____ Raw data
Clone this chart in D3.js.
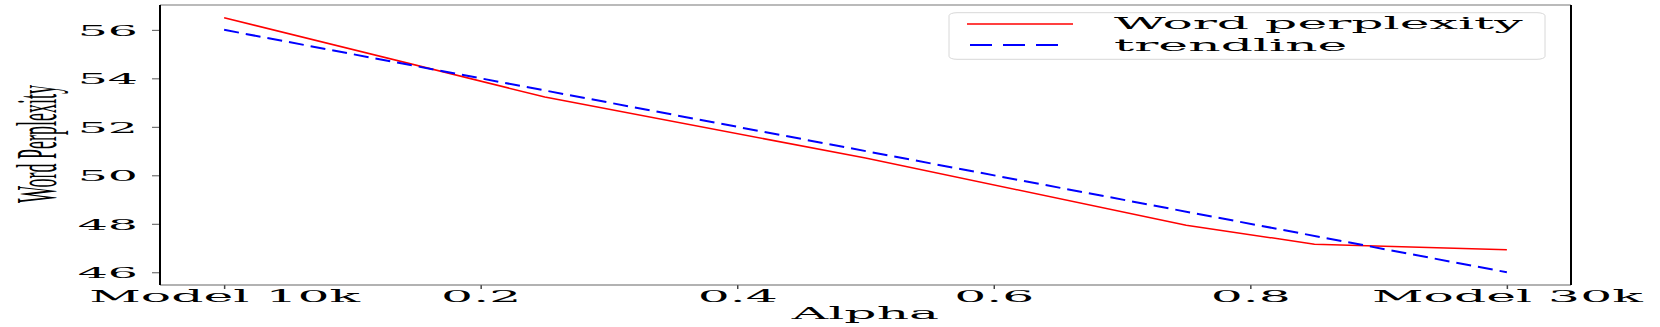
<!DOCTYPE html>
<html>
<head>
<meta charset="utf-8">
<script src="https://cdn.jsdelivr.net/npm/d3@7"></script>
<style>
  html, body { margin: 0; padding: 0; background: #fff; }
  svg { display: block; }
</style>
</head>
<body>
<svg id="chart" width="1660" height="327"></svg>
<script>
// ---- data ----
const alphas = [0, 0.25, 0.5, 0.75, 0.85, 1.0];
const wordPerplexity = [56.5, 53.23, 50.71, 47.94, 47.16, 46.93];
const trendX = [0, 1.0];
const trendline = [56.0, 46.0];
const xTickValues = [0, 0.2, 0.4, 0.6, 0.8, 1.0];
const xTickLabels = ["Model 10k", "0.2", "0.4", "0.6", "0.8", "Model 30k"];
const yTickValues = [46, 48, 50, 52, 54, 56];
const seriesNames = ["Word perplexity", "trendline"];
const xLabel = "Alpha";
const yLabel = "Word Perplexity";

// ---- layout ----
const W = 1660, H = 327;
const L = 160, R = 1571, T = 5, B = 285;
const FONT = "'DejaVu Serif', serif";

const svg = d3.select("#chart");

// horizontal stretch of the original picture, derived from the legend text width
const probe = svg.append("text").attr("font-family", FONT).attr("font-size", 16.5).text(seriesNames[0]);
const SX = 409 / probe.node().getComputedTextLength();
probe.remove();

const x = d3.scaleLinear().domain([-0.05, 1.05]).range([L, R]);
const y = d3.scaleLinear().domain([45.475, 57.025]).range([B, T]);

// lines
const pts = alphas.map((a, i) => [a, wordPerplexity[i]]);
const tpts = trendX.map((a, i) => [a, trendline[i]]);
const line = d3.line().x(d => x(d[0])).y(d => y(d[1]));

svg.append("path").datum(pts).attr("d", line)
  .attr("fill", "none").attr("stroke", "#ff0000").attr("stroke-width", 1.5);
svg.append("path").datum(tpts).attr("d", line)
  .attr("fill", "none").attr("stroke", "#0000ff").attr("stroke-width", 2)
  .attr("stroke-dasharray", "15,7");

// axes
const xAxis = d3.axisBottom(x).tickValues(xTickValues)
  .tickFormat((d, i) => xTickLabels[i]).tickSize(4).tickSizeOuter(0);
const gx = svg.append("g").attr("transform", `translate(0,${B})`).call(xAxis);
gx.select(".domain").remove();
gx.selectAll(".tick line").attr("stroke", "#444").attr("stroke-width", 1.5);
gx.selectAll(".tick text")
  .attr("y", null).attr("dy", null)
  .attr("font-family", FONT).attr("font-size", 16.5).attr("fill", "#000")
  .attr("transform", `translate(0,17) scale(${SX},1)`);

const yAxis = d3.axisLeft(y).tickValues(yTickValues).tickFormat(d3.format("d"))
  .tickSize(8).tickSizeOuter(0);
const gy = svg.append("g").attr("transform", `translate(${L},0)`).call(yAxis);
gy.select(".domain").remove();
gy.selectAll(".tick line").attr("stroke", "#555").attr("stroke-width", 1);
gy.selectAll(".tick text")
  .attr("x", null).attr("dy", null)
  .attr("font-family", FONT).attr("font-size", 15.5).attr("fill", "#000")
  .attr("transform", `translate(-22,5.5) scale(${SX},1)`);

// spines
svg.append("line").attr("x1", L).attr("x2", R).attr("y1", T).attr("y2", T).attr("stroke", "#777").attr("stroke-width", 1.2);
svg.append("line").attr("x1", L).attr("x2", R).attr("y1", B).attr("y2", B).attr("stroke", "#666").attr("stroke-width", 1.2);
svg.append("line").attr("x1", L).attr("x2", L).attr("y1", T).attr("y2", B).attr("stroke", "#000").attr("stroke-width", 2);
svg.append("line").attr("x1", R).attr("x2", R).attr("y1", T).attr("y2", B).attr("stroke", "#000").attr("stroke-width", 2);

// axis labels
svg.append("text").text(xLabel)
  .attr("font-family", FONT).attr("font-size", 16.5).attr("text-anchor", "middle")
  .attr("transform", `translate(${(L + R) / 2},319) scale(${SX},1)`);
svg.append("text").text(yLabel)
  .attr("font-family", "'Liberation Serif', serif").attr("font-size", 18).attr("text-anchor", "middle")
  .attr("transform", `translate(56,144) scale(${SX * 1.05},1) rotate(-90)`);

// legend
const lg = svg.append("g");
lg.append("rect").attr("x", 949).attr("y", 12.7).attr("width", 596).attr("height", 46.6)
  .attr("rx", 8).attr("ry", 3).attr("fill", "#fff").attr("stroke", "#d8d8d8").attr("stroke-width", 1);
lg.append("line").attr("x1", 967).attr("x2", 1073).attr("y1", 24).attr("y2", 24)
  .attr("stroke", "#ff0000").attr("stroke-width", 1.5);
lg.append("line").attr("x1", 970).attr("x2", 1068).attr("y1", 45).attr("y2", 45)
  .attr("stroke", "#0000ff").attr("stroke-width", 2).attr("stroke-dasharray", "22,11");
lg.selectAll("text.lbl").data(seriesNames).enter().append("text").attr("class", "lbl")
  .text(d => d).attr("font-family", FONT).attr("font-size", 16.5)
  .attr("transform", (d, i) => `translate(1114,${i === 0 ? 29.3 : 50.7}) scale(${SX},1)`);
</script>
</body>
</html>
________
Short exercise: Skip the images and write out the rest of the listing exactly.

Worked solution:
Clone this chart in D3.js.
<!DOCTYPE html>
<html>
<head>
<meta charset="utf-8">
<script src="https://cdn.jsdelivr.net/npm/d3@7"></script>
<style>
  html, body { margin: 0; padding: 0; background: #fff; }
  svg { display: block; }
</style>
</head>
<body>
<svg id="chart" width="1660" height="327"></svg>
<script>
// ---- data ----
const alphas = [0, 0.25, 0.5, 0.75, 0.85, 1.0];
const wordPerplexity = [56.5, 53.23, 50.71, 47.94, 47.16, 46.93];
const trendX = [0, 1.0];
const trendline = [56.0, 46.0];
const xTickValues = [0, 0.2, 0.4, 0.6, 0.8, 1.0];
const xTickLabels = ["Model 10k", "0.2", "0.4", "0.6", "0.8", "Model 30k"];
const yTickValues = [46, 48, 50, 52, 54, 56];
const seriesNames = ["Word perplexity", "trendline"];
const xLabel = "Alpha";
const yLabel = "Word Perplexity";

// ---- layout ----
const W = 1660, H = 327;
const L = 160, R = 1571, T = 5, B = 285;
const FONT = "'DejaVu Serif', serif";

const svg = d3.select("#chart");

// horizontal stretch of the original picture, derived from the legend text width
const probe = svg.append("text").attr("font-family", FONT).attr("font-size", 16.5).text(seriesNames[0]);
const SX = 409 / probe.node().getComputedTextLength();
probe.remove();

const x = d3.scaleLinear().domain([-0.05, 1.05]).range([L, R]);
const y = d3.scaleLinear().domain([45.475, 57.025]).range([B, T]);

// lines
const pts = alphas.map((a, i) => [a, wordPerplexity[i]]);
const tpts = trendX.map((a, i) => [a, trendline[i]]);
const line = d3.line().x(d => x(d[0])).y(d => y(d[1]));

svg.append("path").datum(pts).attr("d", line)
  .attr("fill", "none").attr("stroke", "#ff0000").attr("stroke-width", 1.5);
svg.append("path").datum(tpts).attr("d", line)
  .attr("fill", "none").attr("stroke", "#0000ff").attr("stroke-width", 2)
  .attr("stroke-dasharray", "15,7");

// axes
const xAxis = d3.axisBottom(x).tickValues(xTickValues)
  .tickFormat((d, i) => xTickLabels[i]).tickSize(4).tickSizeOuter(0);
const gx = svg.append("g").attr("transform", `translate(0,${B})`).call(xAxis);
gx.select(".domain").remove();
gx.selectAll(".tick line").attr("stroke", "#444").attr("stroke-width", 1.5);
gx.selectAll(".tick text")
  .attr("y", null).attr("dy", null)
  .attr("font-family", FONT).attr("font-size", 16.5).attr("fill", "#000")
  .attr("transform", `translate(0,17) scale(${SX},1)`);

const yAxis = d3.axisLeft(y).tickValues(yTickValues).tickFormat(d3.format("d"))
  .tickSize(8).tickSizeOuter(0);
const gy = svg.append("g").attr("transform", `translate(${L},0)`).call(yAxis);
gy.select(".domain").remove();
gy.selectAll(".tick line").attr("stroke", "#555").attr("stroke-width", 1);
gy.selectAll(".tick text")
  .attr("x", null).attr("dy", null)
  .attr("font-family", FONT).attr("font-size", 15.5).attr("fill", "#000")
  .attr("transform", `translate(-22,5.5) scale(${SX},1)`);

// spines
svg.append("line").attr("x1", L).attr("x2", R).attr("y1", T).attr("y2", T).attr("stroke", "#777").attr("stroke-width", 1.2);
svg.append("line").attr("x1", L).attr("x2", R).attr("y1", B).attr("y2", B).attr("stroke", "#666").attr("stroke-width", 1.2);
svg.append("line").attr("x1", L).attr("x2", L).attr("y1", T).attr("y2", B).attr("stroke", "#000").attr("stroke-width", 2);
svg.append("line").attr("x1", R).attr("x2", R).attr("y1", T).attr("y2", B).attr("stroke", "#000").attr("stroke-width", 2);

// axis labels
svg.append("text").text(xLabel)
  .attr("font-family", FONT).attr("font-size", 16.5).attr("text-anchor", "middle")
  .attr("transform", `translate(${(L + R) / 2},319) scale(${SX},1)`);
svg.append("text").text(yLabel)
  .attr("font-family", "'Liberation Serif', serif").attr("font-size", 18).attr("text-anchor", "middle")
  .attr("transform", `translate(56,144) scale(${SX * 1.05},1) rotate(-90)`);

// legend
const lg = svg.append("g");
lg.append("rect").attr("x", 949).attr("y", 12.7).attr("width", 596).attr("height", 46.6)
  .attr("rx", 8).attr("ry", 3).attr("fill", "#fff").attr("stroke", "#d8d8d8").attr("stroke-width", 1);
lg.append("line").attr("x1", 967).attr("x2", 1073).attr("y1", 24).attr("y2", 24)
  .attr("stroke", "#ff0000").attr("stroke-width", 1.5);
lg.append("line").attr("x1", 970).attr("x2", 1068).attr("y1", 45).attr("y2", 45)
  .attr("stroke", "#0000ff").attr("stroke-width", 2).attr("stroke-dasharray", "22,11");
lg.selectAll("text.lbl").data(seriesNames).enter().append("text").attr("class", "lbl")
  .text(d => d).attr("font-family", FONT).attr("font-size", 16.5)
  .attr("transform", (d, i) => `translate(1114,${i === 0 ? 29.3 : 50.7}) scale(${SX},1)`);
</script>
</body>
</html>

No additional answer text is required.